## Stated problem
Whenever a line below holds the word "with", copy that line.

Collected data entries
-- BEGIN --

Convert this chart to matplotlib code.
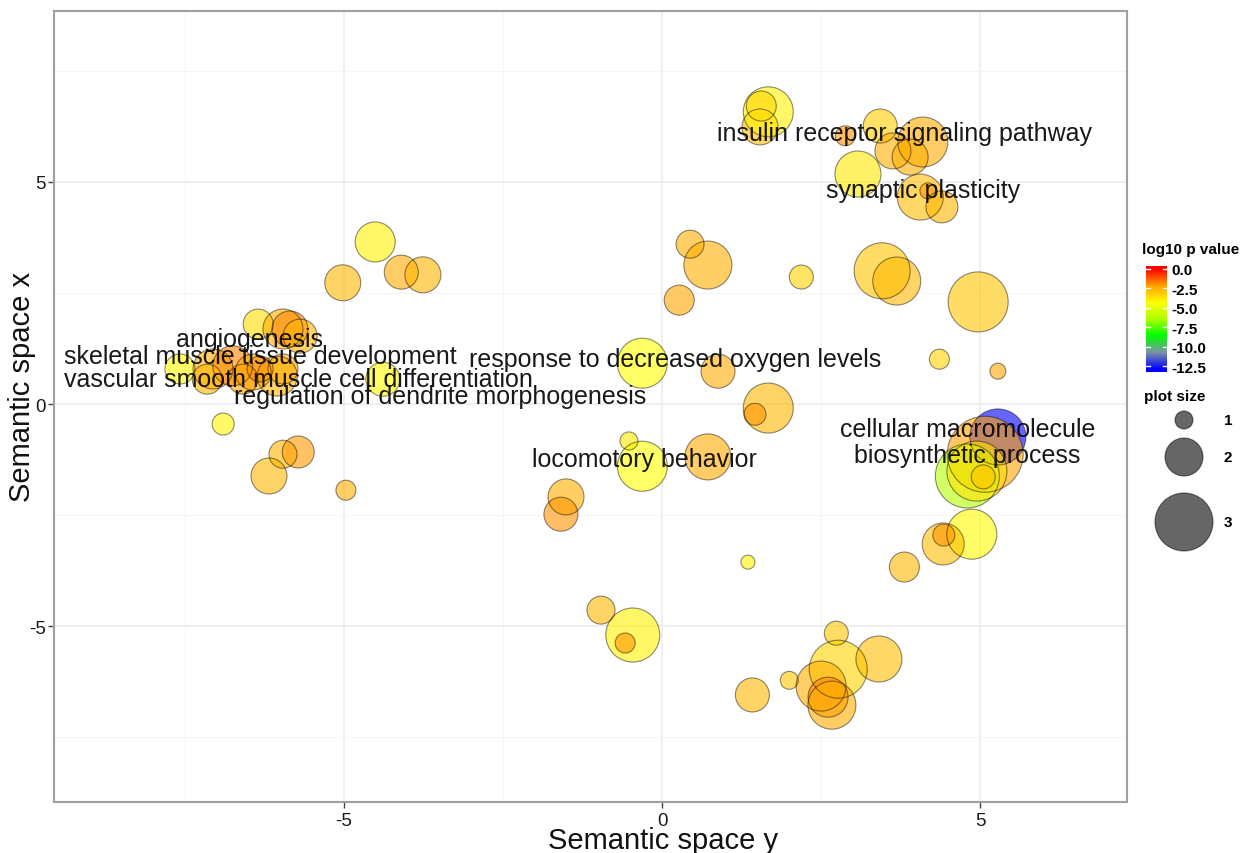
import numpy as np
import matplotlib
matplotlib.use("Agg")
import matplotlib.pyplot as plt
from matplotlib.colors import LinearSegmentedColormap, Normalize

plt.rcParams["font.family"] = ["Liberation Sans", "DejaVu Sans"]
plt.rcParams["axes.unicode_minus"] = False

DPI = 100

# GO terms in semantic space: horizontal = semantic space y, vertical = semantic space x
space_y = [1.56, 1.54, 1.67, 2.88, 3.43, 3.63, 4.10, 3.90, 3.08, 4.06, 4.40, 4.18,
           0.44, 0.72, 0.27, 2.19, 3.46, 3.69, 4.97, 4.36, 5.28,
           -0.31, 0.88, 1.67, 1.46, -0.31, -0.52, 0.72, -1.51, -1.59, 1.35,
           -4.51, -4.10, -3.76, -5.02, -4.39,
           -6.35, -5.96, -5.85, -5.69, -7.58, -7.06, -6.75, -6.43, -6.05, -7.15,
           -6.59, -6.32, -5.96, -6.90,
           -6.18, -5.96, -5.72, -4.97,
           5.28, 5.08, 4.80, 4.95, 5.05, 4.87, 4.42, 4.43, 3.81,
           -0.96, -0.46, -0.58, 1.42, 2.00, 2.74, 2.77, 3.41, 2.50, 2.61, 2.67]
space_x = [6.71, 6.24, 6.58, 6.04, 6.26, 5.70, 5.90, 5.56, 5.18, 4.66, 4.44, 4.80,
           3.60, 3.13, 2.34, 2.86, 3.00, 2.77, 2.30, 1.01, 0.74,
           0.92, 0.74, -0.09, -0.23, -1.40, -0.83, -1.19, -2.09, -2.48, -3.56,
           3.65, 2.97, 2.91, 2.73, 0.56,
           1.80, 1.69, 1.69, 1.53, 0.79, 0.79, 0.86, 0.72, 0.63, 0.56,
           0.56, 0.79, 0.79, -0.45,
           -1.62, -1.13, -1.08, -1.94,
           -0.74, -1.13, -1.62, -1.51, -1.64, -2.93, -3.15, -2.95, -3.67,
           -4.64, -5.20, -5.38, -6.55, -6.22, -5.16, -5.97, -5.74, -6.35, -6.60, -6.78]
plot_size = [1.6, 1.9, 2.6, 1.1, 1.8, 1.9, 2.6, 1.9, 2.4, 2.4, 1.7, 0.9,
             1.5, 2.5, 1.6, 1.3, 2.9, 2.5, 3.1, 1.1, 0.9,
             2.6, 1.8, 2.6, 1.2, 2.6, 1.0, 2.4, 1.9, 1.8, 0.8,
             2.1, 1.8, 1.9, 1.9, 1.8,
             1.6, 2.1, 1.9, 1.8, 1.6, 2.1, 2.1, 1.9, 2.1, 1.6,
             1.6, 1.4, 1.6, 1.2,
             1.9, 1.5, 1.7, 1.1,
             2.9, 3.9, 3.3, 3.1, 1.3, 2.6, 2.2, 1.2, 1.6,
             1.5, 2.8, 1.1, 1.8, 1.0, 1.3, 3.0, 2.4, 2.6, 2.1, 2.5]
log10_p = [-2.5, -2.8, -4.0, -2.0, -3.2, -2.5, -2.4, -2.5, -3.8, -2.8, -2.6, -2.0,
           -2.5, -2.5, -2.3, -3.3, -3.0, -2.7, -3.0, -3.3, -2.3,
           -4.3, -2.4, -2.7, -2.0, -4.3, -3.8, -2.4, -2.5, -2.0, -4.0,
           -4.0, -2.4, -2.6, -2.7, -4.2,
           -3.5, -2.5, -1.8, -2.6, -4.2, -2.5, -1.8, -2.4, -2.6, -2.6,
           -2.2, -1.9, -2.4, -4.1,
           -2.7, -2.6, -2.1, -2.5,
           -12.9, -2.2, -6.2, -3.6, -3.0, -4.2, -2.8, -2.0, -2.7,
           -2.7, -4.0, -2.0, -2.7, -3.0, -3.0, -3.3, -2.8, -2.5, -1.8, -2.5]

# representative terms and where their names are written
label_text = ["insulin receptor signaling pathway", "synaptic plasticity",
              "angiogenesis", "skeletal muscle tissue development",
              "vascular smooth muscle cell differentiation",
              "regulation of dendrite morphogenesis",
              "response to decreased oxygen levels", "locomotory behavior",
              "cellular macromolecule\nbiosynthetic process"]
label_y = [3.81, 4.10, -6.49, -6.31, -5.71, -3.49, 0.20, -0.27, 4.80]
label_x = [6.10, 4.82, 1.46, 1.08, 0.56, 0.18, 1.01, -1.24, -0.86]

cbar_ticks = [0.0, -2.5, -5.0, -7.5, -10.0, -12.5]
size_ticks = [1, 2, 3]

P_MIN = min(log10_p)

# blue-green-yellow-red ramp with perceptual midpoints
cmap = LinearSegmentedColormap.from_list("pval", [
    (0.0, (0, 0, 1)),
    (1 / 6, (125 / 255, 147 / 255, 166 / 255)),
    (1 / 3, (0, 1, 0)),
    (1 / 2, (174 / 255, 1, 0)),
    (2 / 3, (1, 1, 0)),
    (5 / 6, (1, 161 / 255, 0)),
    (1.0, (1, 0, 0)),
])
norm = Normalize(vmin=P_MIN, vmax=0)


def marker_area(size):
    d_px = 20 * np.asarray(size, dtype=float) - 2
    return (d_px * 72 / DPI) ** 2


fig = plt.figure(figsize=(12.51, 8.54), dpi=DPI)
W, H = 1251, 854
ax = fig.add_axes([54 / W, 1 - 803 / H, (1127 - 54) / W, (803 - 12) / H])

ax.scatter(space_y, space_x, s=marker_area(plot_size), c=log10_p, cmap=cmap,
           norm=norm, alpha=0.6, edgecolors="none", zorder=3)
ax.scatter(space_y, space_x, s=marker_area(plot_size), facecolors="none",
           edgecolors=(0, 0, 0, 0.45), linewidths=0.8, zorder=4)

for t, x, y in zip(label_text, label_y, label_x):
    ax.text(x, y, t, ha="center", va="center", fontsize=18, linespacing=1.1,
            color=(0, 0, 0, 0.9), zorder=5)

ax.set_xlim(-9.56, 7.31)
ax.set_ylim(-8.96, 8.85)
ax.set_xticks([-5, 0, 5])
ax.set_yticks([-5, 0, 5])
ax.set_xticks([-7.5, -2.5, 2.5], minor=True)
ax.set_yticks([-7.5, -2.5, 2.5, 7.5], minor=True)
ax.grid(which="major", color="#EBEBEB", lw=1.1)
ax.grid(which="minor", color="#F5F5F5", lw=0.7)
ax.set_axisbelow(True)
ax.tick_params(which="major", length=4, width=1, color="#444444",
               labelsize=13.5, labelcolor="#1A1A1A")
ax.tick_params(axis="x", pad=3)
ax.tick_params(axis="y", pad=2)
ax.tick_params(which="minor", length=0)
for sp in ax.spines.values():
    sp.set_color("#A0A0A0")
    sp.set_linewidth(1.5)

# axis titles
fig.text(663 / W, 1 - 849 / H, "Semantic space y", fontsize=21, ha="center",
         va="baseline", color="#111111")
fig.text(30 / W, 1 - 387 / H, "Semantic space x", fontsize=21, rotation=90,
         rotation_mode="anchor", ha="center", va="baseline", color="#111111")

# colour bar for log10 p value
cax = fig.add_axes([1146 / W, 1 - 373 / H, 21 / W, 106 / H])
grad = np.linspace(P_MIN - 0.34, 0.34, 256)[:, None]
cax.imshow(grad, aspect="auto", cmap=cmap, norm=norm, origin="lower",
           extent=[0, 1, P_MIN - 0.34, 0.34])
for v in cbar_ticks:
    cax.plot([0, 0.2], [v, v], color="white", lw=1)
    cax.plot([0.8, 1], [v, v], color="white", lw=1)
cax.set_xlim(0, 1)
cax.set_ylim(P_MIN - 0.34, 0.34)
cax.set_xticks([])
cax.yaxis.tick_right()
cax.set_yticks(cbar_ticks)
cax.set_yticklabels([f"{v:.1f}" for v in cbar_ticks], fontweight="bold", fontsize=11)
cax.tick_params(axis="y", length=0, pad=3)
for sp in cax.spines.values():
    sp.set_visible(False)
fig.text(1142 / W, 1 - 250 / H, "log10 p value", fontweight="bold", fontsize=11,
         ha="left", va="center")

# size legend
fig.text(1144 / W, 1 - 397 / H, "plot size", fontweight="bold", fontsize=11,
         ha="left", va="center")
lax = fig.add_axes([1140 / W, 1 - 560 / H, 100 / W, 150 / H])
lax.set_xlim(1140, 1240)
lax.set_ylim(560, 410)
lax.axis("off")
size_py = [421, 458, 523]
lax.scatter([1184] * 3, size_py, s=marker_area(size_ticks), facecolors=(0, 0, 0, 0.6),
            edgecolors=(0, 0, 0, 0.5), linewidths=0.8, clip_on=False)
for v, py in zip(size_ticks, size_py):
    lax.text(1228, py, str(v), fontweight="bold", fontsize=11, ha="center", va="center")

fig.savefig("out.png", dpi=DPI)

-- END --
-- BEGIN --

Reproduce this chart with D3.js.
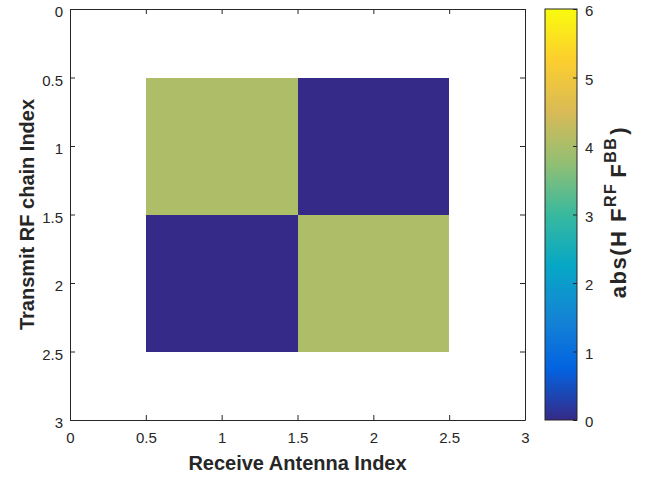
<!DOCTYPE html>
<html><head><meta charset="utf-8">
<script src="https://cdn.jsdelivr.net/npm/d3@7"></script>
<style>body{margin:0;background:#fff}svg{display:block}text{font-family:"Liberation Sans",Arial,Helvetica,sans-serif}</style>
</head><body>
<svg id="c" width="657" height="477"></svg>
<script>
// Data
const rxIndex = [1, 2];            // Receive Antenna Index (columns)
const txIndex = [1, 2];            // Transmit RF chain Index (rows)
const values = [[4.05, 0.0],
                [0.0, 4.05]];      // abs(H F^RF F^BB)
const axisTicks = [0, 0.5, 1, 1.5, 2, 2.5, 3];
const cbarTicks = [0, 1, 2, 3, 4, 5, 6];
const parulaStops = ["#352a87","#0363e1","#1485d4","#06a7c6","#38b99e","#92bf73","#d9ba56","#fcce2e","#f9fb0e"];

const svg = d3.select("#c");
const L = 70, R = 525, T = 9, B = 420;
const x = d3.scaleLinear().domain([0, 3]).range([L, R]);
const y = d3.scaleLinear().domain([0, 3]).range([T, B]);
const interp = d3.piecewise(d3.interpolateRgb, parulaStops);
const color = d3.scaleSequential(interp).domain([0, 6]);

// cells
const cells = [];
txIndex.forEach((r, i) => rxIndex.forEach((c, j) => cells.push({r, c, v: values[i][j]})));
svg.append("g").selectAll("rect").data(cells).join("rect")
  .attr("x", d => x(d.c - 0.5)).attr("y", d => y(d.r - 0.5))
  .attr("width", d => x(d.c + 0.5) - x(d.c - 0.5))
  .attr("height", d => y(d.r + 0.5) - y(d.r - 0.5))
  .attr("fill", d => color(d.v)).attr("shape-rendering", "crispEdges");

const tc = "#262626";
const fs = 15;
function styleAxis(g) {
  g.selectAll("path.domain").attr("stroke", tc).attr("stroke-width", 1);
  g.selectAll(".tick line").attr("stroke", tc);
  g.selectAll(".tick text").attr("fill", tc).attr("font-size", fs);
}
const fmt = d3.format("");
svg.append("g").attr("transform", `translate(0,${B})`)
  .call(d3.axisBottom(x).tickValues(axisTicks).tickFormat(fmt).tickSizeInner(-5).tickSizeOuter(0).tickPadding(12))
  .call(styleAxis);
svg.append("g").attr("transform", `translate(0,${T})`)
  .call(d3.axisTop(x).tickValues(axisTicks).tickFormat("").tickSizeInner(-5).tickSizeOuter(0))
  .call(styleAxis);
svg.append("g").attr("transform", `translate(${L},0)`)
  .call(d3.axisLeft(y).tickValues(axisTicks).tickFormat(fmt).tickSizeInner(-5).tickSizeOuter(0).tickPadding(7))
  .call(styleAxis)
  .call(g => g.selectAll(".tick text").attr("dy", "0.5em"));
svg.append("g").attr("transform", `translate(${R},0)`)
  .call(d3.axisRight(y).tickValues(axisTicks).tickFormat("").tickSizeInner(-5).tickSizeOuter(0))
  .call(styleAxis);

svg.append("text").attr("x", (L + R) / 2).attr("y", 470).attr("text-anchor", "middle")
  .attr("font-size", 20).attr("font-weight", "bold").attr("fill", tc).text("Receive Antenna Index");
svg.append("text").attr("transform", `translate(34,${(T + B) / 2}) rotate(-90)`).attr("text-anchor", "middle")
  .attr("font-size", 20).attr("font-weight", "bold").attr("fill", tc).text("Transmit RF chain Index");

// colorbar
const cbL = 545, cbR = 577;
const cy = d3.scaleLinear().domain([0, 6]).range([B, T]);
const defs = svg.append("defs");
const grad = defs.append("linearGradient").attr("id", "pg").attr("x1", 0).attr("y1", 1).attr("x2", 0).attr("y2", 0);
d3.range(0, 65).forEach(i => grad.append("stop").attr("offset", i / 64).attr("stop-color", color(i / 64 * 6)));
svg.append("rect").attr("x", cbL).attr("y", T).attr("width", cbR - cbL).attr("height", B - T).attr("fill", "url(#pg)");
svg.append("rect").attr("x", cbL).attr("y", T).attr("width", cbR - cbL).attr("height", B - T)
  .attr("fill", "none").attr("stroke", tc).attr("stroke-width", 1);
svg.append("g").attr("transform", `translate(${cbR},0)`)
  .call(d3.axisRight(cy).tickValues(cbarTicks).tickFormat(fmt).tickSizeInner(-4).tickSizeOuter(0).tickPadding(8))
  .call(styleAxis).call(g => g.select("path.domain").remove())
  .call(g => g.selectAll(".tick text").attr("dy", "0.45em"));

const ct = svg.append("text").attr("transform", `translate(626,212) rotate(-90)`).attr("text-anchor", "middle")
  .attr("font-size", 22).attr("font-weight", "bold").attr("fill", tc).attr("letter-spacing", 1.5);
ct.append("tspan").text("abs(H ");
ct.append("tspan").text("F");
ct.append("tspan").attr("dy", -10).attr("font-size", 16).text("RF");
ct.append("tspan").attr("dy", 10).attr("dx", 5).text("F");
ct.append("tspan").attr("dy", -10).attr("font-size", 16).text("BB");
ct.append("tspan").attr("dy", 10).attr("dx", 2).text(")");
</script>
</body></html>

-- END --

## Complete response
# blue-green-yellow-red ramp with perceptual midpoints
Reproduce this chart with D3.js.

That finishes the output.